When workingmen join the one economic working class organization that unites them upon the basis of the class struggle they can do something to better their working condition; not only will they have the economic power to do this, but they will represent a new and a vital force to which they are now total strangers—the revolutionary force that industrial unionism generates in the body.
There is something far different between a strike on the part of unions in which men are ignorant, blindly striking against something that they only vaguely understand, with no comprehension of the class struggle—there is something vastly different between that kind of a strike and the strike of the body of class-conscious, revolutionary workingmen, who, while they are striking for an immediate advantage, at the same time have their eyes clearly fixed upon the goal. And what is that goal? It is the overthrow of the capitalist system and the emancipation of the working class from wage-slavery.
The Industrial Workers is essentially an educational organization—and one of the vitally important things it will teach the workers is the complete operation and control of the industry in which they are employed. Have you ever thought about that? Has it ever been brought to your attention in craft unions?
I have already reminded you that you workingmen have made all the machinery there is in operation everywhere; that only you can use it. Now, why should not you own it?
Why shouldn’t you be your own employers? Why shouldn’t you be the masters of your own jobs? Why depend upon the capitalist for a chance to work? Why clothe him with the power to discharge and starve you at his will? Why engage him to take from you all you produce except enough to keep you at work? That is all that remains for you.
You get a wage, and that wage suffices to keep you working for the capitalist. The tool you work with has got to be oiled, and you have got to be fed. The wage is simply your lubricant. The wage oils you and keeps you in working order.
The capitalist doesn’t intend that you shall ever be anything but his wage-slave. He would scout the suggestion that you are his equal.

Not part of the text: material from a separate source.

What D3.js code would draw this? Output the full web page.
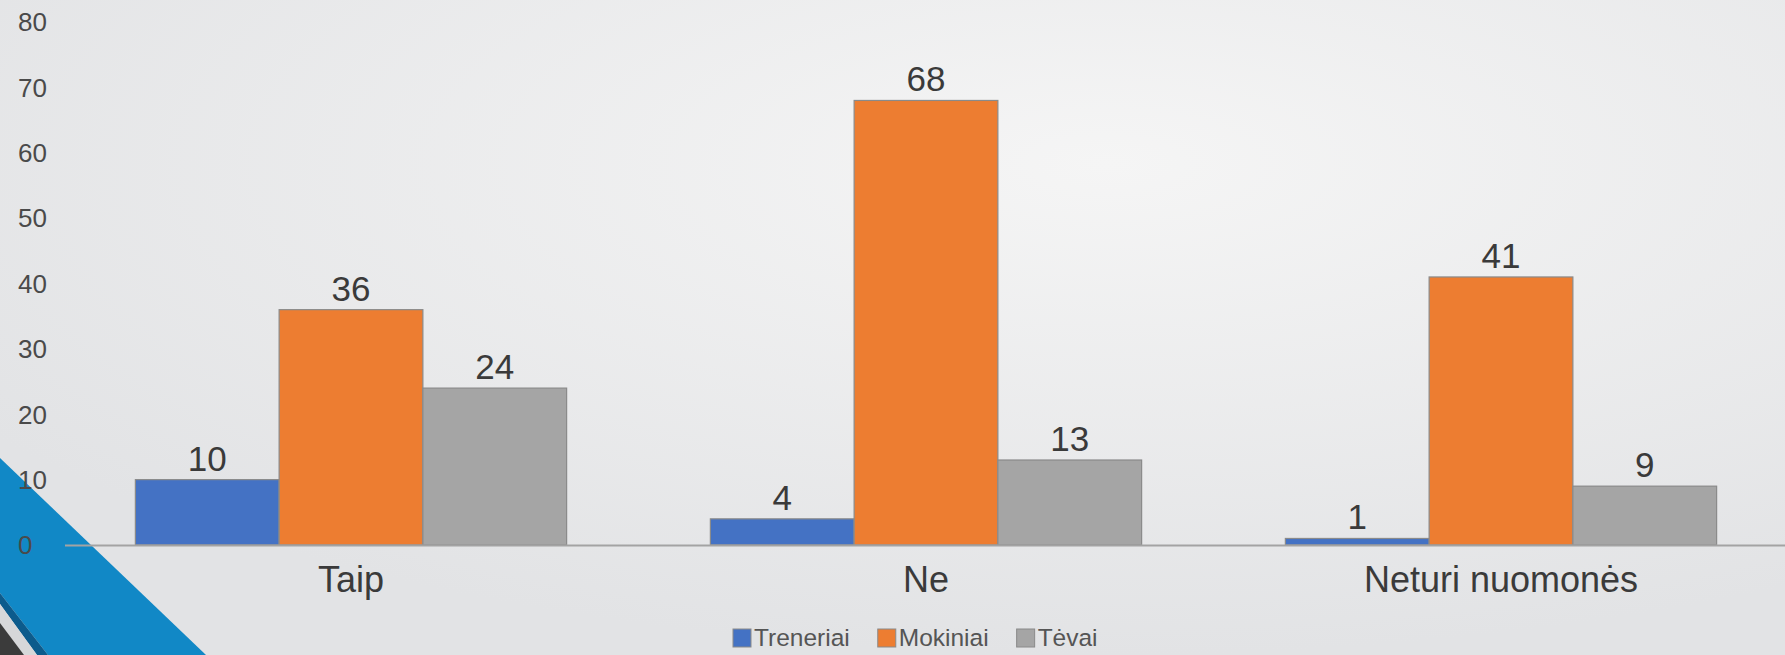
<!DOCTYPE html>
<html>
<head>
<meta charset="utf-8">
<script src="https://cdn.jsdelivr.net/npm/d3@7"></script>
<style>
  html, body { margin: 0; padding: 0; overflow: hidden; }
  svg { display: block; font-family: "Liberation Sans", Arial, sans-serif; }
</style>
</head>
<body>
<svg id="chart" width="1785" height="655"></svg>
<script>
// data
const categories = ["Taip", "Ne", "Neturi nuomonės"];
const seriesNames = ["Treneriai", "Mokiniai", "Tėvai"];
const treneriai = [10, 4, 1];
const mokiniai = [36, 68, 41];
const tevai = [24, 13, 9];
const yTicks = [0, 10, 20, 30, 40, 50, 60, 70, 80];
const colors = ["#4472C4", "#ED7D31", "#A5A5A5"];

const seriesValues = [treneriai, mokiniai, tevai];

var svg = d3.select("#chart"),
    width = +svg.attr("width"),
    height = +svg.attr("height");

// background gradient
const defs = svg.append("defs");
const grad = defs.append("radialGradient")
    .attr("id", "bg")
    .attr("cx", "62%").attr("cy", "25%").attr("r", "75%");
grad.append("stop").attr("offset", "0%").attr("stop-color", "#f5f5f5");
grad.append("stop").attr("offset", "100%").attr("stop-color", "#e2e3e5");

svg.append("rect")
    .attr("width", width)
    .attr("height", height)
    .attr("fill", "url(#bg)");

// slide decoration, bottom left corner
const deco = svg.append("g").attr("class", "deco");
deco.append("polygon")
    .attr("points", "0,458 206,655 48,655 0,593")
    .attr("fill", "#1188c6");
deco.append("polygon")
    .attr("points", "0,593 48,655 37,655 0,604")
    .attr("fill", "#0c5b8c");
deco.append("polygon")
    .attr("points", "0,604 37,655 24,655 0,623")
    .attr("fill", "#d6d7d9");
deco.append("polygon")
    .attr("points", "0,623 24,655 0,655")
    .attr("fill", "#3b3b3b");

// scales
const x0 = d3.scaleBand()
    .domain(categories)
    .range([63.5, 1788.5])
    .paddingInner(0.25)
    .paddingOuter(0.125);

const x1 = d3.scaleBand()
    .domain(seriesNames)
    .range([0, x0.bandwidth()]);

const y = d3.scaleLinear()
    .domain([0, 80])
    .range([545, 22]);

// y tick labels (no axis line, labels left aligned)
svg.append("g")
    .attr("class", "yticks")
    .selectAll("text")
    .data(yTicks)
    .enter().append("text")
        .attr("x", 18)
        .attr("y", function (d) { return y(d); })
        .attr("dy", "0.36em")
        .style("font-size", "26px")
        .attr("fill", "#4a4a4a")
        .text(function (d) { return d; });

// bars
const rows = categories.map(function (c, i) {
    return seriesNames.map(function (s, j) {
        return { cat: c, series: s, value: seriesValues[j][i], color: colors[j] };
    });
});

const groups = svg.append("g")
    .attr("class", "bars")
    .selectAll("g")
    .data(rows)
    .enter().append("g")
        .attr("transform", function (d, i) { return "translate(" + x0(categories[i]) + ",0)"; });

groups.selectAll("rect")
    .data(function (d) { return d; })
    .enter().append("rect")
        .attr("x", function (d) { return x1(d.series); })
        .attr("y", function (d) { return y(d.value); })
        .attr("width", x1.bandwidth())
        .attr("height", function (d) { return y(0) - y(d.value); })
        .attr("fill", function (d) { return d.color; })
        .attr("stroke", "#8a8a8a")
        .attr("stroke-width", 1.2);

groups.selectAll("text")
    .data(function (d) { return d; })
    .enter().append("text")
        .attr("x", function (d) { return x1(d.series) + x1.bandwidth() / 2; })
        .attr("y", function (d) { return y(d.value) - 9; })
        .attr("text-anchor", "middle")
        .style("font-size", "35px")
        .attr("fill", "#3a3a3a")
        .text(function (d) { return d.value; });

// x axis line
svg.append("line")
    .attr("x1", 65)
    .attr("x2", width)
    .attr("y1", y(0) + 0.5)
    .attr("y2", y(0) + 0.5)
    .attr("stroke", "#a3a3a3")
    .attr("stroke-width", 2);

// category labels
svg.append("g")
    .attr("class", "xlabels")
    .selectAll("text")
    .data(categories)
    .enter().append("text")
        .attr("x", function (d) { return x0(d) + x0.bandwidth() / 2; })
        .attr("y", 592)
        .attr("text-anchor", "middle")
        .style("font-size", "36px")
        .attr("fill", "#3a3a3a")
        .text(function (d) { return d; });

// legend
const legend = svg.append("g").attr("class", "legend");
let lx = 733;
seriesNames.forEach(function (name, i) {
    legend.append("rect")
        .attr("x", lx)
        .attr("y", 629)
        .attr("width", 18)
        .attr("height", 18)
        .attr("fill", colors[i])
        .attr("stroke", "#8a8a8a")
        .attr("stroke-width", 1);
    const t = legend.append("text")
        .attr("x", lx + 21)
        .attr("y", 646)
        .style("font-size", "24.5px")
        .attr("fill", "#555")
        .text(name);
    lx += 21 + t.node().getComputedTextLength() + 28;
});
</script>
</body>
</html>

He doesn’t associate with you. He belongs to another class; and the class to which he belongs is called the upper class. You, as a workingman, belong to the lower class. The working class has always been the lower class, and is today; and you will be the lower class as long as you are content to be that class. It is in your power to make yourselves the upper class, and in fact the only class. You are in an overwhelming majority. There are only a few capitalists as compared to you. And yet, they own practically everything and rule the land; and will keep on owning and ruling the land as long as you workingmen allow them to; and you will allow them to as long as you persist in remaining divided in trade unions and being used against each other, instead of uniting and acting solidly with and for each other and against the capitalists.
The Industrial Workers is organized—and we declare it boldly—to fight the capitalist class. We want it distinctly understood that we claim nothing in common with that class. They have economic interests separate from and opposed to the economic interests of the working class. And we propose that the working class shall be organized economically and politically to retire the capitalist class from business.
Our business is to put the exploiters of labor out of business.
You, Mr. Workingman, don’t need a capitalist; and if you think you do, it is because you are ignorant. It is because you don’t understand your own interest. You don’t need him. You imagine that he gives you a job; but he does nothing of the kind. You give him a job. You employ him to take from you what you produce; and he faithfully sticks to his job. Why, the capitalist could not exist a second without you. Can you imagine a capitalist without workingmen?